Were proved by competent false witnesses.

But Don Alfonso stood with downcast looks,

And, truth to say, he made a foolish figure;

When, after searching in five hundred nooks,

And treating a young wife with so much rigour,

He gain'd no point, except some self-rebukes,

Added to those his lady with such vigour

Had pour'd upon him for the last half-hour,

Quick, thick, and heavy—as a thunder-shower.

At first he tried to hammer an excuse,

To which the sole reply was tears and sobs,

And indications of hysterics, whose

Prologue is always certain throes, and throbs,

Gasps, and whatever else the owners choose:

Alfonso saw his wife, and thought of Job's;

He saw too, in perspective, her relations,

And then he tried to muster all his patience.

He stood in act to speak, or rather stammer,

But sage Antonia cut him short before

The anvil of his speech received the hammer,

With 'Pray, sir, leave the room, and say no more,

Or madam dies.'—Alfonso mutter'd, 'D—n her,'

But nothing else, the time of words was o'er;

He cast a rueful look or two, and did,

He knew not wherefore, that which he was bid.

With him retired his 'posse comitatus,'

The attorney last, who linger'd near the door

Reluctantly, still tarrying there as late as

Antonia let him—not a little sore

At this most strange and unexplain'd 'hiatus'

In Don Alfonso's facts, which just now wore

An awkward look; as he revolved the case,

The door was fasten'd in his legal face.

No sooner was it bolted, than—Oh shame!

O sin!
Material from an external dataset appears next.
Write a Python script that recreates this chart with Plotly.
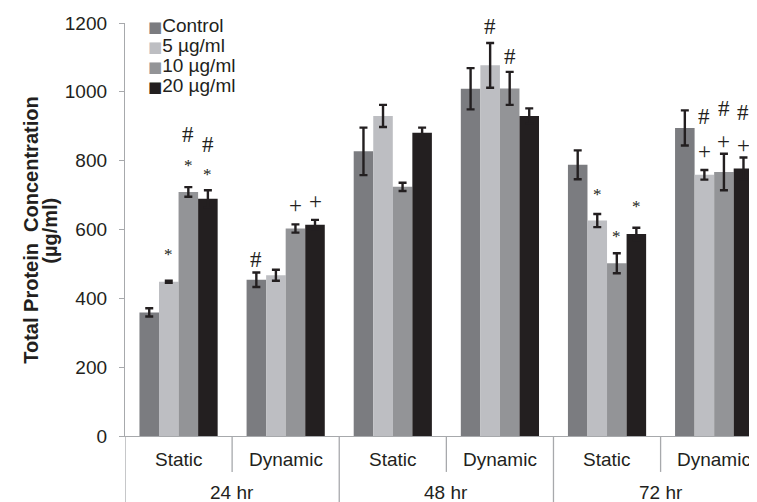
import plotly.graph_objects as go

times = ["24 hr", "24 hr", "48 hr", "48 hr", "72 hr", "72 hr"]
modes = ["Static", "Dynamic", "Static", "Dynamic", "Static", "Dynamic"]
time_labels = ["24 hr", "48 hr", "72 hr"]

series_names = ["Control", "5 µg/ml", "10 µg/ml", "20 µg/ml"]
control = [359, 454, 827, 1009, 788, 895]
c5 = [448, 467, 930, 1077, 626, 759]
c10 = [709, 603, 724, 1010, 502, 767]
c20 = [689, 614, 881, 930, 587, 777]

control_err = [12, 21, 69, 60, 42, 51]
c5_err = [3, 16, 32, 65, 19, 14]
c10_err = [14, 12, 12, 48, 29, 53]
c20_err = [25, 14, 15, 22, 18, 32]

y_title_lines = ["Total Protein  Concentration", "(µg/ml)"]

colors = ["#7b7c80", "#bdbec2", "#939497", "#231f20"]
INK = "#231f20"
AXC = "#a7a9ac"

# significance markers: (group index, series index, symbol, y value)
marks = [
    (0, 1, "*", 535), (0, 2, "#", 876), (0, 2, "*", 794), (0, 3, "#", 847), (0, 3, "*", 768),
    (1, 0, "#", 512), (1, 2, "+", 666), (1, 3, "+", 678),
    (3, 1, "#", 1190), (3, 2, "#", 1103),
    (4, 1, "*", 710), (4, 2, "*", 588), (4, 3, "*", 675),
    (5, 1, "#", 928), (5, 1, "+", 823), (5, 2, "#", 951), (5, 2, "+", 852),
    (5, 3, "#", 940), (5, 3, "+", 841),
]

BARGAP = 0.27
x = [times, modes]
fig = go.Figure()
for name, vals, errs, col in zip(series_names, [control, c5, c10, c20],
                                 [control_err, c5_err, c10_err, c20_err], colors):
    fig.add_trace(go.Bar(
        name=name, x=x, y=vals, marker_color=col, marker_line_width=0,
        error_y=dict(type="data", array=errs, color=INK, thickness=2.4, width=4),
        showlegend=False,
    ))

bw = (1 - BARGAP) / 4
annots = []
sym_style = {"#": (23, 0), "+": (23, 1.5), "*": (17, -2.5)}
for g, s, sym, yv in marks:
    xpos = g - (1 - BARGAP) / 2 + bw * (s + 0.5)
    size, ysh = sym_style[sym]
    annots.append(dict(x=xpos, y=yv, xref="x", yref="y", text=sym, showarrow=False,
                       font=dict(size=size, color=INK, family="Liberation Serif"),
                       yanchor="middle", xanchor="center", yshift=ysh))

# legend (one row per series)
for i, (name, col) in enumerate(zip(series_names, colors)):
    annots.append(dict(x=0.033, y=0.995 - i * 0.0485, xref="paper", yref="paper",
                       text=f"<span style='color:{col};font-family:DejaVu Sans;font-size:15px'>■</span>{name}",
                       showarrow=False, xanchor="left", yanchor="middle",
                       font=dict(size=19, color=INK)))

# category labels
for i, m in enumerate(modes):
    annots.append(dict(x=i, y=-0.058, xref="x", yref="paper", text=m, showarrow=False,
                       xanchor="center", yanchor="middle", font=dict(size=19, color=INK)))
for i, t in enumerate(time_labels):
    annots.append(dict(x=2 * i + 0.5, y=-0.136, xref="x", yref="paper", text=t,
                       showarrow=False, xanchor="center", yanchor="middle",
                       font=dict(size=19, color=INK)))

# y-axis title, two lines
for xp, line in zip([-0.1487, -0.1187], y_title_lines):
    annots.append(dict(x=xp, y=0.497, xref="paper", yref="paper", text=f"<b>{line}</b>",
                       textangle=-90, showarrow=False, xanchor="center", yanchor="middle",
                       font=dict(size=20, color=INK)))

shapes = []
for b in [0.5, 2.5, 4.5]:
    shapes.append(dict(type="line", xref="x", yref="paper", x0=b, x1=b, y0=0, y1=-0.087,
                       line=dict(color=AXC, width=1.3)))
for b in [-0.5, 1.5, 3.5, 5.5]:
    shapes.append(dict(type="line", xref="x", yref="paper", x0=b, x1=b, y0=0, y1=-0.17,
                       line=dict(color=AXC, width=1.3)))

# the page adds an 8px body margin, so the figure is sized to fill the rest of the window
fig.update_layout(
    width=749, height=494,
    margin=dict(l=117, r=0, t=15, b=66),
    paper_bgcolor="white", plot_bgcolor="white",
    barmode="group", bargap=BARGAP, bargroupgap=0,
    font=dict(family="Liberation Sans", color=INK, size=19),
    showlegend=False,
    annotations=annots,
    shapes=shapes,
    yaxis=dict(range=[0, 1200], tickvals=[0, 200, 400, 600, 800, 1000, 1200],
               showgrid=False, zeroline=False, showline=True, linecolor=AXC,
               linewidth=1.3, ticks="outside", ticklen=5, tickcolor=AXC,
               tickfont=dict(size=19), automargin=False, ticklabelstandoff=8),
    xaxis=dict(type="multicategory", range=[-0.5, 5.4], showgrid=False, showline=True,
               linecolor=AXC, linewidth=1.3, ticks="", showticklabels=False,
               showdividers=False, automargin=False),
)

fig.write_html("out.html")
Oh sorrow! and oh womankind!

How can you do such things and keep your fame,

Unless this world, and t' other too, be blind?

Nothing so dear as an unfilch'd good name!

But to proceed—for there is more behind:

With much heartfelt reluctance be it said,

Young Juan slipp'd half-smother'd, from the bed.

He had been hid—I don't pretend to say

How, nor can I indeed describe the where—

Young, slender, and pack'd easily, he lay,

No doubt, in little compass, round or square;

But pity him I neither must nor may

His suffocation by that pretty pair;

'T were better, sure, to die so, than be shut

With maudlin Clarence in his Malmsey butt.

And, secondly, I pity not, because

He had no business to commit a sin,

Forbid by heavenly, fined by human laws,

At least 't was rather early to begin;

But at sixteen the conscience rarely gnaws

So much as when we call our old debts in

At sixty years, and draw the accompts of evil,

And find a deuced balance with the devil.

Of his position I can give no notion:

'T is written in the Hebrew Chronicle,

How the physicians, leaving pill and potion,

Prescribed, by way of blister, a young belle,

When old King David's blood grew dull in motion,

And that the medicine answer'd very well;

Perhaps 't was in a different way applied,

For David lived, but Juan nearly died.

What 's to be done? Alfonso will be back

The moment he has sent his fools away.